The conditions presently surrounding the global monetary system has been due to specific non economic decisions taken. Prior to recession, attention was focussed on massive global imbalances. These imbalances were due to accumulation of foreign exchange reserves in developing economies. When crisis erupted, the attention was focussed on the development of large liquidity in international sense along with counter-cyclical macroeconomic policies.
With the collapse of dollar-gold exchange standard, the policy makers developed a fiduciary US dollar as means of payment and a major form of foreign exchange reserve. With the development of international trade, currencies of major economies would only compete with the fiduciary currency as a means of payments in international market.
With the outset of Bretton Woods and the onset of globalization, the focus shifted on developing countries which were subject to strong pro-cyclical swings. These swings were capable to generate significant macroeconomic risks. In absence of IMF and other prime lenders the international trade generated precautionary demand for foreign exchange reserves making it mandatory for developing economies to park reserves. The other reason being the outset in 1980s of Latin America and the Asian Crisis in 1997. Both were forecasted to be due to credit crunch and loose policies in developing markets.
Hence we can understand these to be pro-cyclic in nature but also counter cyclic in working. This self protectionist environment has lead to many imbalances including deregulation and free fall of commodity market. All this was attributed to the Financialization in the developing economies. Such mechanics in the market have created unstable and discriminated global reserve system. The developing nations always preferred to keep their currency depressed in order to advance their exports. This depreciation added to the implication of handling reserve which could only get the interest on bonds.
Keynes advocated an entirely different concept. Keynes advocated the development of an International Clearing Union. The requirement was stated as in order to regain stability, the whole world and its economies have to come on a single focal plane. For this all will have to have recurrent and similar in slope deficits or no deficits at all. This is required as the new Union would not be able to justify the currency movement unless the equality is present. But with the onset of Bretton Woods, the Keynes theory was rejected.
Along with Keynes another economist Triffin advocated against the Dollar domination. He stated and advocated the point that a National currency should never be the International currency in global market. Always the asset based currency is not the actual mode of trade, it is the asset liability pattern present in each economy. It can be elucidated that global imbalances are the major contributors of drag in international market as the currency is just an asset based provision to either clear all liabilities or any short term provisions. In such case having a national currency at epitome point may cause imbalance in internal as well as external environment. Policies, whether monetary or fiscal, may have an impact on entire global market and the external trade scenario as a whole.
In this case for US, initially with BOP in surplus can now enjoy a risk free deficit in their accounts. The deficit can be maintained until it is financed regularly. With the onset of recession the deficit to GDP grew substantially advocating the Triffin’s ideology.

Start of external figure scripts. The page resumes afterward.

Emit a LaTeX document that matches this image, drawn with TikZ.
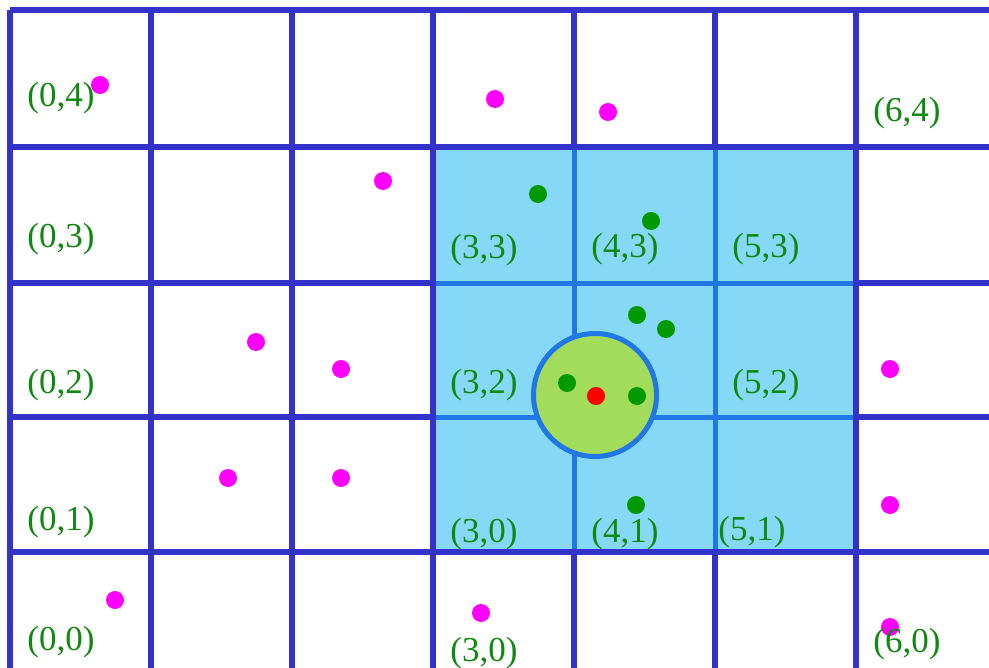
\documentclass[tikz,border=0pt]{standalone}
\usepackage{fontspec}
\setmainfont{Liberation Serif}
\definecolor{gridblue}{HTML}{3333CC}
\definecolor{innerblue}{HTML}{2277E6}
\definecolor{shadecol}{HTML}{86D8F7}
\definecolor{circfill}{HTML}{A2DC5A}
\definecolor{lblgreen}{HTML}{118811}
\definecolor{dotgreen}{HTML}{009900}
\definecolor{dotmag}{HTML}{FF00FF}
\definecolor{dotred}{HTML}{FF0000}
\begin{document}
\begin{tikzpicture}[x=0.5pt,y=-0.5pt,
  gridline/.style={draw=gridblue, line width=3pt},
  innerline/.style={draw=innerblue, line width=2.5pt},
  lbl/.style={anchor=base west, inner sep=0pt, text=lblgreen, font=\fontsize{17.5}{20}\selectfont},
  dotbase/.style={circle, inner sep=0pt, minimum size=9pt},
  mdot/.style={dotbase, fill=dotmag},
  gdot/.style={dotbase, fill=dotgreen},
  rdot/.style={dotbase, fill=dotred}]
\useasboundingbox (0,0) rectangle (989,668);
\fill[white] (0,0) rectangle (989,668);
% full dark grid
\foreach \xx in {10,151,292,433,574,715,856} \draw[gridline] (\xx,10) -- (\xx,668);
\foreach \yy in {10,147,283,417,552} \draw[gridline] (10,\yy) -- (989,\yy);
% shaded region
\fill[shadecol] (433,147) rectangle (856,552);
\foreach \xx in {574,715} \draw[innerline] (\xx,147) -- (\xx,552);
\foreach \yy in {283,417} \draw[innerline] (433,\yy) -- (856,\yy);
\draw[gridline] (433,147) rectangle (856,552);
\draw[gridline] (433,552) -- (433,668);
% circle
\node[circle, draw=innerblue, line width=2.5pt, fill=circfill, minimum size=61.5pt, inner sep=0pt] (range) at (595,395) {};
% labels
\node[lbl] (l04) at (27,107) {(0,4)};
\node[lbl] (l64) at (873,122) {(6,4)};
\node[lbl] (l03) at (27,247) {(0,3)};
\node[lbl] (l33) at (450,258) {(3,3)};
\node[lbl] (l43) at (591,257) {(4,3)};
\node[lbl] (l53) at (732,257) {(5,3)};
\node[lbl] (l02) at (27,393) {(0,2)};
\node[lbl] (l32) at (450,393) {(3,2)};
\node[lbl] (l52) at (732,393) {(5,2)};
\node[lbl] (l01) at (27,530) {(0,1)};
\node[lbl] (l30a) at (450,542) {(3,0)};
\node[lbl] (l41) at (591,542) {(4,1)};
\node[lbl] (l51) at (718,540) {(5,1)};
\node[lbl] (l00) at (27,650) {(0,0)};
\node[lbl] (l30b) at (450,661) {(3,0)};
% magenta points
\node[mdot] (m1) at (100,85) {};
\node[mdot] (m2) at (495,99) {};
\node[mdot] (m3) at (608,112) {};
\node[mdot] (m4) at (383,181) {};
\node[mdot] (m5) at (256,342) {};
\node[mdot] (m6) at (341,369) {};
\node[mdot] (m7) at (228,478) {};
\node[mdot] (m8) at (341,478) {};
\node[mdot] (m9) at (115,600) {};
\node[mdot] (m10) at (481,613) {};
\node[mdot] (m11) at (890,369) {};
\node[mdot] (m12) at (890,505) {};
\node[mdot] (m13) at (890,627) {};
\node[lbl] (l60) at (873,652) {(6,0)};
% green points
\node[gdot] (g1) at (538,194) {};
\node[gdot] (g2) at (651,221) {};
\node[gdot] (g3) at (637,315) {};
\node[gdot] (g4) at (666,329) {};
\node[gdot] (g5) at (567,383) {};
\node[gdot] (g6) at (637,396) {};
\node[gdot] (g7) at (636,505) {};
% query point
\node[rdot] (q) at (596,396) {};
\end{tikzpicture}
\end{document}
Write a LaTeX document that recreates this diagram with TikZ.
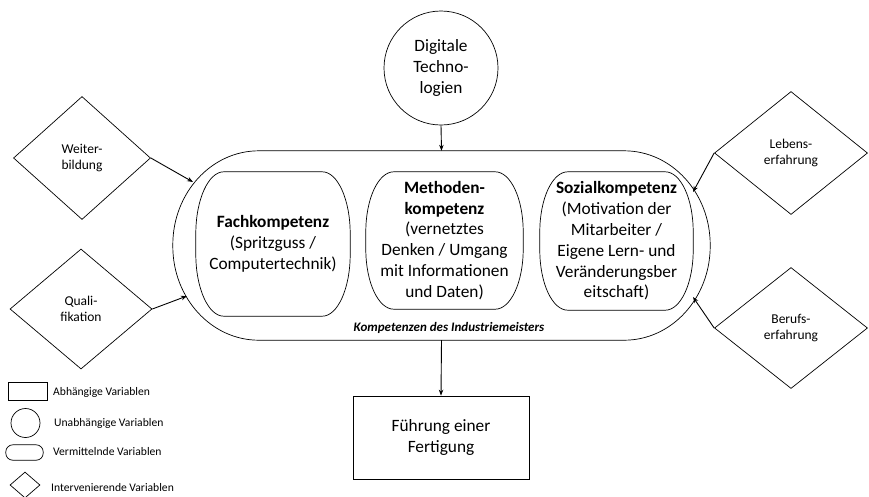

Looking at the Recession of 2007-08, during growth phase, developing nations hovered into international market with a thrust for higher ratio of surplus reserves in their account. This development of reserve then in 2006 paved way to the demand of safe asset where the reserves can be implanted. This lead to increase in pressure on industrialist nations, like US. This lead to overvaluation of certain assets and high undervaluation of some leading to imbalance and thus shaking the balance of payments globally.
In order to overcome from such problems, Triffin’s theory needs to be implemented. The theory demands an independent international currency with a governing clearing union. But the hurdle which remains here is the allocation of the currency with respect to the reserves. In this process Inflation internal and external has to brought to similar levels and the surplus have to valued at a similar rating. For all these to be true there will be a requirement of massive restructuring in lines with the Keynes notion and his theories. The impact this restructuring will have can be harmonious or it can affect the international trade heavily.
Another method can be float of multi-currency hierarchy. This may mean a secondary market for all the currencies and the primary market for the national currency and the currency with which the trade is to be initiated. This may reduce floating exchange risks but may add to arbitrage positions leading to under and over valuation of assets in a single entity but in different currencies.
Another can be the use of SDRs as the global reserve currency as advocated by the former Chinese Premier. With SDR the allocation would become easy and fair as it is a combination of 4 different basket currencies hence any upside or downside risk gets easily mitigated. On the other side the same inflationary concern and the inequity bias may erupt in case of high reserve and low inflation economies like China and a ,moderate reserve and high inflation economies like India.